Step-by-Step: Setting Up a Recycling Program
A structured program for SAP license recycling ensures you continually reclaim licenses from inactivity and redeploy them where needed.
Follow these key steps to build an effective license reuse process:
- Monitoring Usage: Track SAP user activity (logins and usage) to spot dormant accounts. For example, any user with no login or transactions for over 90 days is likely inactive. Review these reports regularly to catch idle licenses early, and coordinate with HR so that when an employee leaves or no longer needs SAP, their account is flagged immediately. Continuous monitoring is the foundation of recycling – you can’t reclaim what you don’t measure.
- Setting Reclaim Thresholds: Determine how long a user can be idle before their license is reclaimed. A common threshold is 90 days of inactivity, but choose a threshold that fits your business. Make this rule clear in your policy (e.g., “if a user is inactive for 90+ days, their license is reclaimed”). Having a firm threshold eliminates guesswork and ensures consistency. Also apply immediate triggers, such as employee departures or job role changes – don’t wait 90 days when someone is no longer in need of SAP access.
- Approval Workflow: Design a simple approval process to authorize license removals. Typically, when a user exceeds the inactivity threshold (or leaves the company), the SAP admin notifies the user’s manager for confirmation that the access can be removed. Once the manager (and any required compliance officer) approves, IT can deactivate the account and free up the license. Involving managers in the process prevents mistakes – you won’t accidentally remove access from someone who still needs it – and it builds broader support for the recycling program.
- Reassignment Protocol: Maintain a central license pool of all available (unassigned) licenses. When a new user or project needs SAP access, always check this pool first before considering a purchase. Establish a clear procedure: once a license is freed from an inactive account, mark it as available in the pool. When reassigning it to a new user, document the allocation and update the pool record accordingly. Ensure the previous user’s account is fully removed before the license is assigned to someone else, so that only one license is active at a time. A disciplined protocol makes license reuse seamless and guarantees you maximize your existing license investment.

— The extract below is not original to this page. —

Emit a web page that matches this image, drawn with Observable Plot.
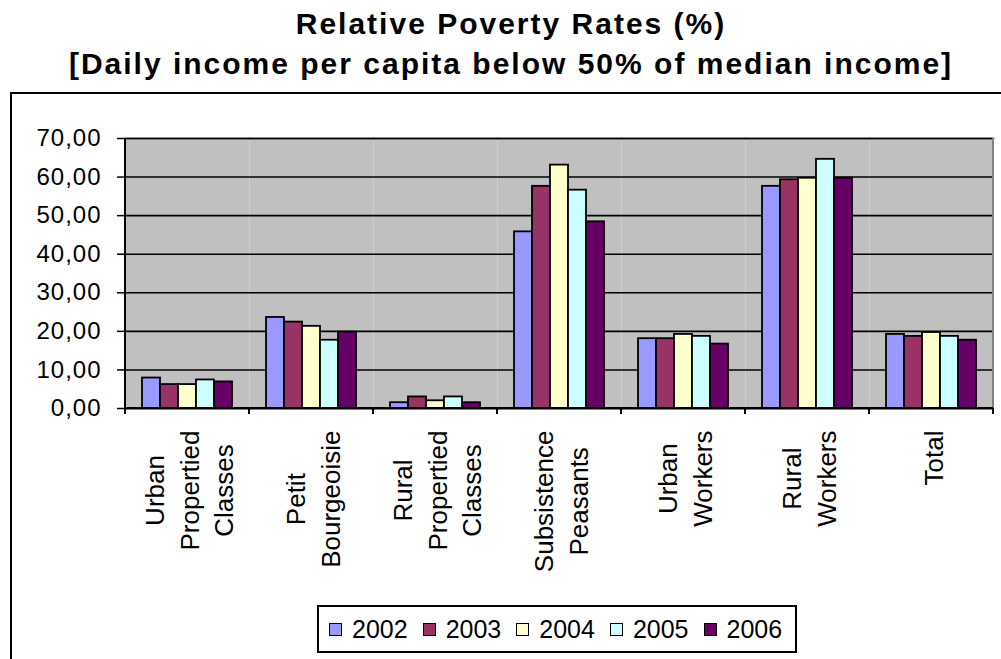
<!DOCTYPE html>
<html>
<head>
<meta charset="utf-8">
<script src="https://cdn.jsdelivr.net/npm/d3@7"></script>
<script src="https://cdn.jsdelivr.net/npm/@observablehq/plot@0.6"></script>
<style>
  html, body { margin: 0; padding: 0; background: #fff; }
  body { font-family: "Liberation Sans", Arial, sans-serif; }
  #wrap { position: relative; width: 1001px; height: 659px; overflow: hidden; }
  #title { position: absolute; left: 0; top: 4px; width: 1001px; box-sizing: border-box; padding-left: 21px;
           text-align: center; font-weight: bold; font-size: 30px; letter-spacing: 2px; line-height: 40px; color: #000; }
  #box { position: absolute; left: 10px; top: 92px; width: 1100px; height: 700px; border: 2px solid #000; }
  #chart { position: absolute; left: 0; top: 100px; }
  #legend { position: absolute; left: 317px; top: 605px; width: 480px; height: 48px; box-sizing: border-box;
            border: 2px solid #000; background: #fff; display: flex; align-items: center; padding-left: 10px; }
  .item { display: inline-flex; align-items: center; margin-right: 15px; font-size: 25px; }
  .sw { width: 11px; height: 11px; border: 1.5px solid #000; margin-right: 10px; }
</style>
</head>
<body>
<div id="wrap">
  <div id="title">Relative Poverty Rates (%)<br>[Daily income per capita below 50% of median income]</div>
  <div id="box"></div>
  <div id="chart"></div>
  <div id="legend"></div>
</div>
<script>
const categories = ["Urban Propertied Classes", "Petit Bourgeoisie", "Rural Propertied Classes",
  "Subsistence Peasants", "Urban Workers", "Rural Workers", "Total"];
const categoryLabels = ["Urban\nPropertied\nClasses", "Petit\nBourgeoisie", "Rural\nPropertied\nClasses",
  "Subsistence\nPeasants", "Urban\nWorkers", "Rural\nWorkers", "Total"];
const years = ["2002", "2003", "2004", "2005", "2006"];
const v2002 = [7.9, 23.6, 1.5, 45.8, 18.1, 57.6, 19.2];
const v2003 = [6.2, 22.4, 3.0, 57.6, 18.1, 59.3, 18.7];
const v2004 = [6.2, 21.3, 2.0, 63.1, 19.2, 59.7, 19.7];
const v2005 = [7.4, 17.7, 3.0, 56.6, 18.7, 64.6, 18.7];
const v2006 = [6.9, 19.8, 1.5, 48.4, 16.7, 59.7, 17.7];
const colors = ["#9999ff", "#993366", "#ffffcc", "#ccffff", "#660066"];
const yTicks = [0, 10, 20, 30, 40, 50, 60, 70];

const series = [v2002, v2003, v2004, v2005, v2006];
const data = [];
categories.forEach((c, i) => years.forEach((yr, j) => data.push({category: c, year: yr, value: series[j][i]})));
const labelOf = Object.fromEntries(categories.map((c, i) => [c, categoryLabels[i]]));
const fmt = d => d.toFixed(2).replace(".", ",");

const chart = Plot.plot({
  width: 1001,
  height: 500,
  marginLeft: 124,
  marginRight: 8,
  marginTop: 38,
  marginBottom: 192,
  style: {fontFamily: "'Liberation Sans', Arial, sans-serif", color: "#000", background: "transparent", overflow: "visible"},
  fx: {domain: categories, padding: 0},
  x: {domain: years, paddingInner: 0, paddingOuter: 0.8, axis: null},
  y: {domain: [0, 70], label: null},
  color: {domain: years, range: colors},
  marks: [
    Plot.frame({fill: "#c0c0c0", stroke: null}),
    Plot.frame({anchor: "top", stroke: "#808080", strokeWidth: 2}),
    Plot.gridY(yTicks.slice(1), {stroke: "#000", strokeOpacity: 1, strokeWidth: 1.6}),
    Plot.barY(data, {fx: "category", x: "year", y: "value", fill: "year", stroke: "#000", strokeWidth: 1.8}),
    Plot.ruleY([0], {stroke: "#000", strokeWidth: 2}),
    Plot.axisY(yTicks, {label: null, tickSize: 8, tickPadding: 16, tickFormat: fmt, fontSize: 24, strokeWidth: 1.5}),
    Plot.axisFx({anchor: "bottom", label: null, tickSize: 0, tickPadding: 22, tickRotate: -90, textAnchor: "end",
                 lineAnchor: "middle", lineHeight: 1.33, fontSize: 26, tickFormat: c => labelOf[c]})
  ]
});
document.getElementById("chart").appendChild(chart);

const svg = d3.select(chart);
svg.selectAll('[aria-label="y-axis tick label"] text').style("letter-spacing", "1px");

// center the lines of each rotated category label on its longest line
svg.selectAll('[aria-label="fx-axis tick label"] text').each(function() {
  const tspans = Array.from(this.querySelectorAll("tspan"));
  if (!tspans.length) return;
  const lens = tspans.map(t => t.getComputedTextLength());
  const L = Math.max(...lens);
  tspans.forEach((t, i) => t.setAttribute("x", -(L - lens[i]) / 2));
});

// axis line and category separator ticks from the scales
const fx = chart.scale("fx"), y = chart.scale("y");
const y0 = y.apply(0), yTop = y.apply(70);
const bounds = categories.map(c => fx.apply(c));
bounds.push(fx.apply(categories[categories.length - 1]) + fx.bandwidth);
const g = svg.append("g");
g.append("line").attr("x1", bounds[bounds.length - 1]).attr("x2", bounds[bounds.length - 1])
  .attr("y1", yTop).attr("y2", y0).attr("stroke", "#808080").attr("stroke-width", 2);
g.append("line").attr("x1", bounds[0]).attr("x2", bounds[0]).attr("y1", yTop).attr("y2", y0 + 6)
  .attr("stroke", "#000").attr("stroke-width", 2);
bounds.forEach(b => g.append("line").attr("x1", b).attr("x2", b).attr("y1", y0).attr("y2", y0 + 6)
  .attr("stroke", "#000").attr("stroke-width", 2));
g.append("line").attr("x1", bounds[0]).attr("x2", bounds[bounds.length - 1]).attr("y1", y0).attr("y2", y0)
  .attr("stroke", "#000").attr("stroke-width", 2);

// legend from the color scale
const color = chart.scale("color");
const legend = document.getElementById("legend");
color.domain.forEach(d => {
  const item = document.createElement("span");
  item.className = "item";
  const sw = document.createElement("span");
  sw.className = "sw";
  sw.style.background = color.apply(d);
  item.appendChild(sw);
  item.appendChild(document.createTextNode(d));
  legend.appendChild(item);
});
</script>
</body>
</html>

Compliance & Audit Considerations
Recycling SAP licenses must be done with a compliance mindset. Keep these considerations in focus as you reclaim and reassign licenses:
- Audit Trail Documentation: Keep a clear record of every license reclaim and reassign event. Document the date, user, license type, and approval for each removal or allocation. If SAP audits your environment, you can readily show a complete history and prove that no active user exceeds your licensed entitlements. Strong documentation makes your compliance position audit-ready and defensible.
- Timely Deactivation & No Overlap: When reclaiming a license, ensure that you fully deactivate or delete the user’s SAP account before assigning the license to someone else. This prevents one license from being active for two users simultaneously and ensures that inactive accounts aren’t counted in usage. Also, coordinate with business units so that removing a user’s access doesn’t leave any critical role unfilled (have a replacement user in place if needed). Proper timing avoids both compliance issues and operational gaps.

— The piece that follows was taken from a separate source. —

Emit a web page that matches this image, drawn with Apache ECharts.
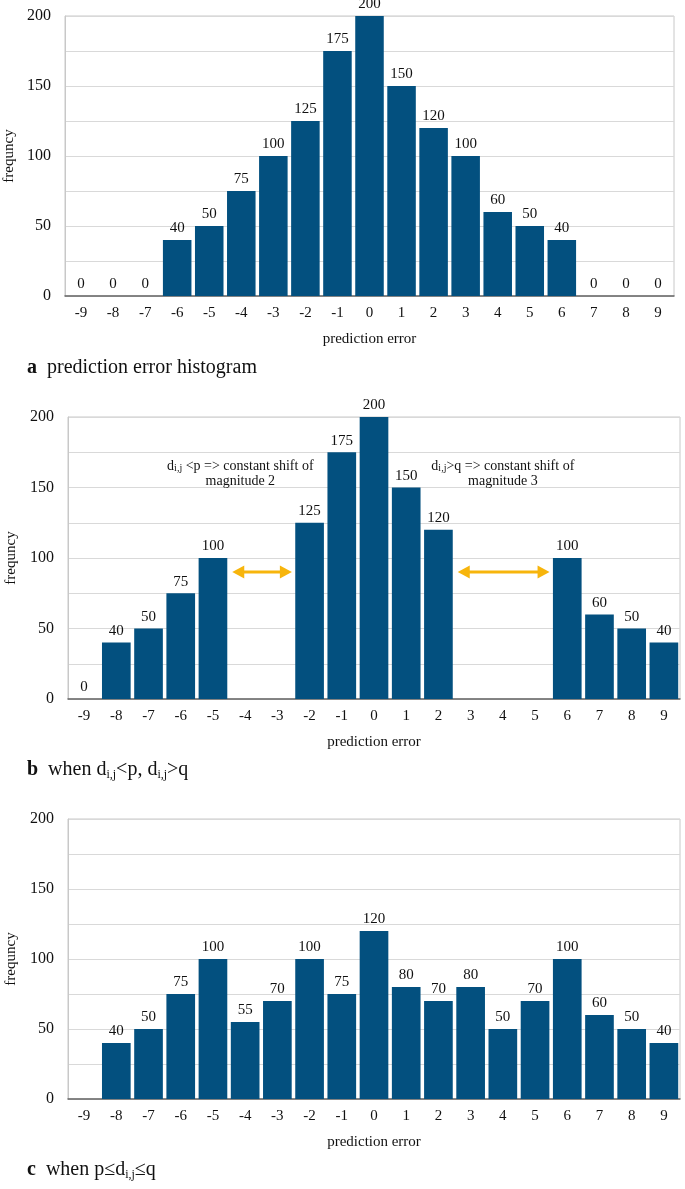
<!DOCTYPE html>
<html>
<head>
<meta charset="utf-8">
<script src="https://cdn.jsdelivr.net/npm/echarts@6/dist/echarts.min.js"></script>
<style>
html,body{margin:0;padding:0;background:#fff;}
#chart{width:685px;height:1189px;}
</style>
</head>
<body>
<div id="chart"></div>
<script>
const categories = ['-9','-8','-7','-6','-5','-4','-3','-2','-1','0','1','2','3','4','5','6','7','8','9'];
const valuesA = [0,0,0,40,50,75,100,125,175,200,150,120,100,60,50,40,0,0,0];
const valuesB = [0,40,50,75,100,null,null,125,175,200,150,120,null,null,null,100,60,50,40];
const valuesC = [null,40,50,75,100,55,70,100,75,120,80,70,80,50,70,100,60,50,40];
const yMin = 0, yMax = 200, yInterval = 25, yLabelStep = 50;
// annotations for panel b (category-index positions, value)
const arrowFrom = [4.6, 11.6];
const arrowTo = [6.45, 14.45];
const arrowValue = [90, 90];
const noteIndex = [4.85, 13.0];
const noteValue = [160, 160];
const noteText = ['d{s|i,j} <p => constant shift of\nmagnitude 2', 'd{s|i,j}>q => constant shift of\nmagnitude 3'];
const captions = ['{b|a}  prediction error histogram', '{b|b}  when d{s|i,j}<p, d{s|i,j}>q', '{b|c}  when p≤d{s|i,j}≤q'];

const FONT = 'Liberation Serif';
const BAR = '#03507f';
const GRID = '#d9d9d9';

const grids = [
  {left: 65, right: 11, top: 16, height: 280},
  {left: 68, right: 5, top: 417, height: 282},
  {left: 68, right: 5, top: 819, height: 280}
];
const seriesData = [valuesA, valuesB, valuesC];

const option = {
  animation: false,
  backgroundColor: '#fff',
  title: captions.map((c, i) => ({
    text: c,
    left: 22,
    top: [352, 754, 1154][i],
    textStyle: {
      fontFamily: FONT, fontSize: 20, fontWeight: 'normal', color: '#111',
      rich: {
        b: {fontFamily: FONT, fontSize: 20, fontWeight: 'bold', color: '#111', lineHeight: 22},
        s: {fontFamily: FONT, fontSize: 12, color: '#111', verticalAlign: 'bottom'}
      },
      lineHeight: 22
    }
  })),
  grid: grids.map(g => Object.assign({show: true, borderColor: '#c8c8c8', borderWidth: 1, backgroundColor: 'transparent', containLabel: false, outerBoundsMode: 'none'}, g)),
  xAxis: grids.map((g, i) => ({
    type: 'category',
    gridIndex: i,
    data: categories,
    name: 'prediction error',
    nameLocation: 'middle',
    nameGap: 36,
    nameTextStyle: {fontFamily: FONT, fontSize: 15, color: '#111'},
    axisLine: {lineStyle: {color: '#666', width: 1.5}},
    axisTick: {show: false},
    axisLabel: {fontFamily: FONT, fontSize: 15, color: '#111', margin: 10, interval: 0}
  })),
  yAxis: grids.map((g, i) => ({
    type: 'value',
    gridIndex: i,
    min: yMin, max: yMax, interval: yInterval,
    name: 'frequncy',
    nameLocation: 'middle',
    nameGap: [46, 49, 49][i],
    nameTextStyle: {fontFamily: FONT, fontSize: 15, color: '#111'},
    axisLine: {show: true, lineStyle: {color: '#c8c8c8'}},
    axisTick: {show: false},
    splitLine: {show: true, lineStyle: {color: GRID, width: 1}},
    axisLabel: {
      fontFamily: FONT, fontSize: 16, color: '#111', margin: 14,
      formatter: v => (v % yLabelStep === 0 ? String(v) : '')
    }
  })),
  series: seriesData.map((d, i) => ({
    type: 'bar',
    xAxisIndex: i, yAxisIndex: i,
    data: d,
    barCategoryGap: '11%',
    itemStyle: {color: BAR},
    label: {show: true, position: 'top', distance: 4, fontFamily: FONT, fontSize: 15, color: '#111'}
  })).concat([
    {
      type: 'custom',
      xAxisIndex: 1, yAxisIndex: 1,
      silent: true,
      z: 5,
      data: arrowValue.map((v, k) => [0, v, arrowFrom[k], arrowTo[k]]),
      encode: {x: 0, y: 1},
      renderItem: (params, api) => {
        const base = api.coord([0, api.value(1)]);
        const bw = api.size([1, 0])[0];
        const x1 = base[0] + api.value(2) * bw;
        const x2 = base[0] + api.value(3) * bw;
        const y = base[1];
        const hl = 12, hh = 6.5;
        const col = '#f7b50c';
        return {
          type: 'group',
          children: [
            {type: 'line', shape: {x1: x1 + hl - 1, y1: y, x2: x2 - hl + 1, y2: y}, style: {stroke: col, lineWidth: 3}},
            {type: 'polygon', shape: {points: [[x1, y], [x1 + hl, y - hh], [x1 + hl, y + hh]]}, style: {fill: col}},
            {type: 'polygon', shape: {points: [[x2, y], [x2 - hl, y - hh], [x2 - hl, y + hh]]}, style: {fill: col}}
          ]
        };
      }
    },
    {
      type: 'custom',
      xAxisIndex: 1, yAxisIndex: 1,
      silent: true,
      z: 5,
      data: noteValue.map((v, k) => [0, v, noteIndex[k], k]),
      encode: {x: 0, y: 1},
      renderItem: (params, api) => {
        const base = api.coord([0, api.value(1)]);
        const bw = api.size([1, 0])[0];
        const x = base[0] + api.value(2) * bw;
        return {
          type: 'text',
          style: {
            text: noteText[api.value(3)],
            x: x, y: base[1],
            align: 'center', verticalAlign: 'middle',
            fontFamily: FONT, fontSize: 14, fill: '#111',
            lineHeight: 15,
            rich: {
              s: {fontFamily: FONT, fontSize: 10, fill: '#111', verticalAlign: 'bottom'}
            }
          }
        };
      }
    }
  ])
};

const chart = echarts.init(document.getElementById('chart'), null, {renderer: 'canvas'});
chart.setOption(option);
</script>
</body>
</html>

- Internal Policy Compliance: Align the license recycling process with your organization’s user management policies. For example, follow HR and security guidelines for account removal (such as archiving any necessary data before deleting an account). When assigning a reclaimed license to a new user, ensure their access level aligns with the license type’s terms to remain compliant with SAP’s regulations. By sticking to internal policies and SAP’s usage terms, you can save costs without ever compromising on compliance.
Real-World Examples of License Reuse
To illustrate the impact, here are two scenarios of successful SAP license recycling:
- Global Manufacturer Saves via Recycling: Following an audit that revealed approximately 20% of its SAP licenses were assigned to inactive users, a multinational company launched a recycling initiative to reclaim those idle licenses. They pooled all recovered licenses and made them available for new projects and hires, rather than purchasing additional ones. As a result, the company avoided purchasing hundreds of additional licenses and saved millions of dollars, while also cutting ongoing maintenance fees for unused accounts.

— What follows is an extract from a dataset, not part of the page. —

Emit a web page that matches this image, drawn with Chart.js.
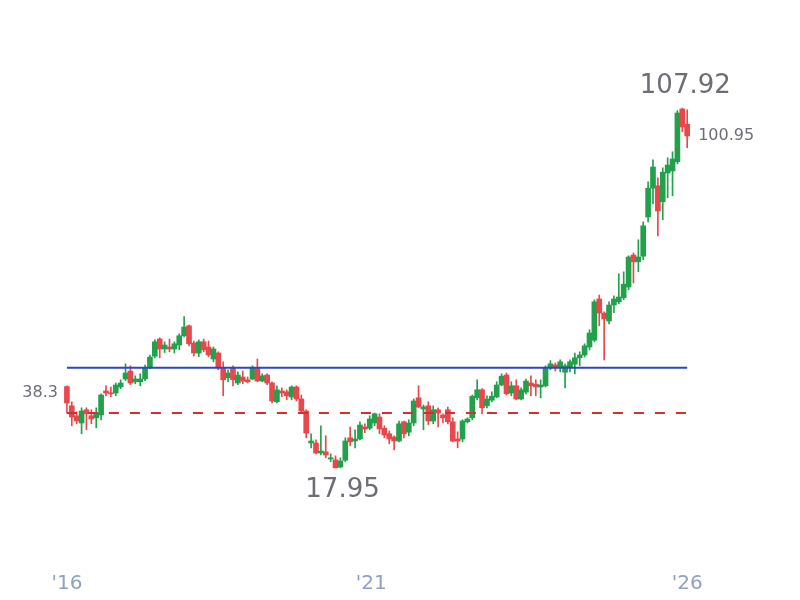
<!DOCTYPE html>
<html>
<head>
<meta charset="utf-8">
<script src="https://cdn.jsdelivr.net/npm/chart.js@4"></script>
<style>
  body { margin: 0; background: #fff; }
  #wrap { width: 800px; height: 600px; }
</style>
</head>
<body>
<div id="wrap"><canvas id="chart"></canvas></div>
<script>
// monthly candles, first one left, last one right
const opens  = [38.3,33.5,31.0,29.2,32.5,31.0,30.5,31.2,37.2,36.7,36.7,38.2,40.2,42.2,39.5,39.5,40.2,43.0,45.9,50.2,47.7,48.2,47.7,48.7,51.0,53.5,49.2,46.7,49.5,48.2,45.2,46.7,43.0,40.5,43.0,39.2,40.7,40.0,40.2,43.0,39.7,41.2,39.2,34.5,37.2,37.0,35.7,38.2,35.2,32.2,24.2,24.2,21.7,22.0,20.2,20.0,18.2,19.9,25.5,24.7,25.2,28.2,27.9,29.2,30.7,27.9,26.5,25.7,24.7,29.5,26.9,29.2,35.5,32.7,33.5,29.7,32.5,31.2,32.5,29.5,25.2,25.2,29.5,30.5,35.5,37.5,33.5,34.9,35.7,38.7,41.2,36.7,38.5,35.2,36.9,39.2,38.9,38.2,38.5,43.0,43.7,43.2,41.9,43.2,43.9,45.5,46.2,48.2,49.9,60.2,56.7,54.7,58.7,59.5,60.5,63.2,71.2,69.5,70.9,80.7,87.9,88.5,84.5,91.7,92.2,94.5,107.7,103.9];
const highs  = [38.5,34.5,32.0,33.0,33.0,32.5,33.0,36.5,38.5,38.2,39.2,40.0,44.0,43.5,41.0,41.5,43.7,46.2,50.0,50.5,49.5,50.2,49.5,51.5,55.8,53.7,49.7,50.0,50.2,49.7,48.2,47.0,44.5,42.5,43.5,42.0,42.2,40.7,43.5,45.2,41.5,41.5,39.5,38.5,38.0,37.5,38.5,38.5,36.2,32.5,26.5,25.0,28.5,26.0,21.5,21.0,20.5,25.5,28.2,27.5,29.5,29.0,31.0,31.7,31.5,28.5,27.2,26.0,29.7,29.7,30.0,35.2,38.5,33.7,34.5,33.5,33.0,31.5,33.2,30.5,27.0,30.0,30.5,36.2,40.0,37.8,36.0,37.0,39.5,41.5,41.7,39.5,40.0,38.0,40.2,41.0,40.0,40.0,43.5,44.8,44.2,45.0,44.0,45.0,46.7,47.0,49.0,52.5,60.0,61.2,57.0,59.5,61.0,66.5,67.0,71.0,71.7,75.0,79.5,89.5,95.0,90.5,93.0,95.5,97.0,107.3,107.92,107.5];
const lows   = [31.7,28.5,29.0,26.5,27.5,29.0,28.0,30.0,36.0,35.8,36.0,37.8,39.8,38.8,39.0,38.5,39.8,42.8,45.5,45.5,46.8,47.0,46.7,47.5,50.7,48.5,46.0,45.8,47.0,45.8,44.5,42.5,36.0,39.5,38.5,38.8,39.0,39.2,40.0,39.5,39.5,38.8,34.2,34.2,35.8,35.0,35.0,34.7,31.8,25.5,23.0,21.5,21.2,20.5,19.5,17.95,18.0,19.5,23.5,23.0,25.0,26.8,27.5,28.5,26.5,25.5,24.0,22.5,24.5,25.5,26.0,28.5,33.0,27.5,28.8,29.0,28.2,29.2,29.0,24.5,23.0,24.5,29.2,30.0,35.0,31.5,33.0,34.5,35.5,38.5,36.2,36.0,35.0,35.0,36.5,36.0,36.0,35.5,38.2,42.5,42.2,42.0,38.0,42.0,41.5,43.5,45.7,47.5,49.5,53.5,45.0,54.0,56.8,59.0,60.0,62.5,64.2,67.0,70.0,79.5,84.0,76.0,80.0,85.5,86.0,94.0,102.0,98.0];
const closes = [34.2,30.7,29.7,32.2,31.5,30.2,31.7,36.2,36.7,36.5,38.7,39.2,41.7,39.2,40.2,40.2,43.0,45.7,49.5,47.7,48.7,47.7,49.0,51.0,53.2,49.0,46.7,49.5,47.5,46.2,47.7,43.0,40.0,41.7,40.0,41.2,39.7,39.5,43.0,39.7,41.0,39.2,34.7,37.5,36.7,36.0,38.2,35.2,32.2,26.7,24.7,21.7,22.2,21.2,20.5,18.0,19.7,24.7,24.5,25.2,28.7,27.7,30.2,31.5,27.7,26.2,25.2,24.7,29.0,26.5,29.2,34.7,33.2,33.2,29.7,32.5,31.7,30.5,29.5,24.7,24.7,29.7,30.2,35.9,37.5,33.0,35.2,35.9,38.7,40.9,36.5,38.5,35.2,37.5,39.7,38.5,38.2,38.7,43.0,44.0,43.0,44.5,43.5,44.5,45.5,46.2,48.5,51.7,59.5,56.7,55.2,58.7,60.2,60.7,63.9,70.7,69.5,70.7,78.5,87.9,93.2,82.2,91.9,93.7,95.2,106.7,103.2,100.95];

const tickLabels = ["'16", "'21", "'26"];
const tickIdx = [0, 62.3, 127];
const resistance = 43.0;
const support = 31.7;

const UP = '#22a04b', DOWN = '#e8474c';
const colors = opens.map((o, i) => closes[i] >= o ? UP : DOWN);
const wicks = highs.map((h, i) => ({ x: i, y: [lows[i], h] }));
const bodies = opens.map((o, i) => ({ x: i, y: [o, closes[i]] }));
const last = opens.length - 1;

const annotate = {
    id: 'annotate',
    afterDatasetsDraw(chart) {
        const { ctx, scales: { x, y } } = chart;
        ctx.save();
        ctx.fillStyle = '#6d6d75';
        ctx.textBaseline = 'middle';
        const hiIdx = highs.indexOf(Math.max(...highs));
        const loIdx = lows.indexOf(Math.min(...lows));
        ctx.font = '26px "DejaVu Sans"';
        ctx.textAlign = 'center';
        ctx.fillText(String(highs[hiIdx]), x.getPixelForValue(hiIdx) + 3, y.getPixelForValue(highs[hiIdx]) - 22);
        ctx.fillText(String(lows[loIdx]), x.getPixelForValue(loIdx) + 7, y.getPixelForValue(lows[loIdx]) + 22);
        ctx.font = '16px "DejaVu Sans"';
        ctx.textAlign = 'left';
        ctx.fillText(String(closes[last]), x.getPixelForValue(last) + 11, y.getPixelForValue(closes[last]));
        ctx.textAlign = 'right';
        ctx.fillText(String(opens[0]), x.getPixelForValue(0) - 9, y.getPixelForValue(opens[0]) + 6);
        ctx.restore();
    }
};

new Chart(document.getElementById('chart'), {
    type: 'bar',
    data: {
        datasets: [
            { type: 'line', data: [{ x: 0, y: resistance }, { x: last, y: resistance }], borderColor: '#2b46c0', borderWidth: 2, pointRadius: 0, order: 0 },
            { type: 'line', data: [{ x: 0, y: support }, { x: last, y: support }], borderColor: '#d0312d', borderWidth: 2, borderDash: [10, 11], pointRadius: 0, order: 0 },
            { data: wicks, backgroundColor: colors, barThickness: 1, grouped: false, order: 2 },
            { data: bodies, backgroundColor: colors, barThickness: 5, minBarLength: 1, grouped: false, order: 1 }
        ]
    },
    options: {
        responsive: true,
        maintainAspectRatio: false,
        animation: false,
        layout: { padding: 0 },
        plugins: { legend: { display: false }, tooltip: { enabled: false } },
        scales: {
            x: {
                type: 'linear',
                offset: false,
                min: -13.7,
                max: 150.1,
                grid: { display: false, drawTicks: false },
                border: { display: false },
                afterBuildTicks: (s) => { s.ticks = tickIdx.map(v => ({ value: v })); },
                afterFit: (s) => { s.height = 40; },
                ticks: {
                    color: '#8fa0c0',
                    font: { size: 20, family: 'DejaVu Sans' },
                    padding: 12,
                    maxRotation: 0,
                    autoSkip: false,
                    callback: (v) => tickLabels[tickIdx.indexOf(v)]
                }
            },
            y: { display: false, min: -5.05, max: 134.95 }
        }
    },
    plugins: [annotate]
});
</script>
</body>
</html>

- Seasonal Workforce License Pool: A regional services firm with a large seasonal workforce reclaims SAP licenses from temporary staff at the end of each season and reassigns them to new seasonal hires the next season. This cyclical reuse means they rarely need to purchase additional licenses during peak periods. The practice reduced new license purchases by approximately 15% annually and ensured the company’s compliance, even as user counts fluctuated throughout the year.
6 Expert Recommendations for License Recycling
To sustain an effective SAP license recycling and reassignment program, consider these expert best practices:
- Automate Inactivity Reports – Set up automated scripts or reports to regularly flag any user who hasn’t logged in within your set threshold (e.g., 90 days). Automation ensures no dormant account is overlooked and enables quick reclamation of unused licenses.
- Set Clear Reclaim Criteria – Establish definitive rules for what counts as an inactive account (for example, no SAP use for 90 days). Clearly defined criteria make the reclaim process routine and remove any ambiguity when it’s time to revoke a license.
- Get Stakeholder Buy-In – Educate department heads on the cost savings from reusing idle licenses. When managers see that recycling licenses save budget (and that access can be quickly reinstated if needed), they are far more likely to support and enforce the process.
- Maintain a License Pool Ledger – Keep a central inventory of all SAP licenses by type, including the number purchased, in use, and available. This real-time “license pool” view allows you to fulfill new user requests from existing licenses first, preventing unnecessary purchases. It also helps quantify your program’s impact (for example, showing how many licenses were reclaimed in a quarter).
- Align Recycling with Renewal Planning – Before purchasing new licenses or renewing contracts, review your pool of reclaimed licenses to ensure they cover your upcoming needs. Reusing what you have first can significantly reduce or even eliminate the need for additional license purchases at renewal time.
- Audit-Ready Documentation – Maintain thorough documentation of each license change (who was removed or added, when, and why). If an SAP audit occurs, you’ll be able to quickly demonstrate strong control and compliance, which builds credibility with auditors.
By following these best practices, enterprises can turn SAP license management from a costly headache into a proactive SAP license optimization strategy. SAP license recycling and reassignment, done right, will reduce wasteful spend and provide flexibility for growth – all while keeping you on solid ground with compliance.
In the end, a disciplined recycling program ensures you get maximum value from the licenses you’ve already paid for, before ever having to reach for the procurement budget.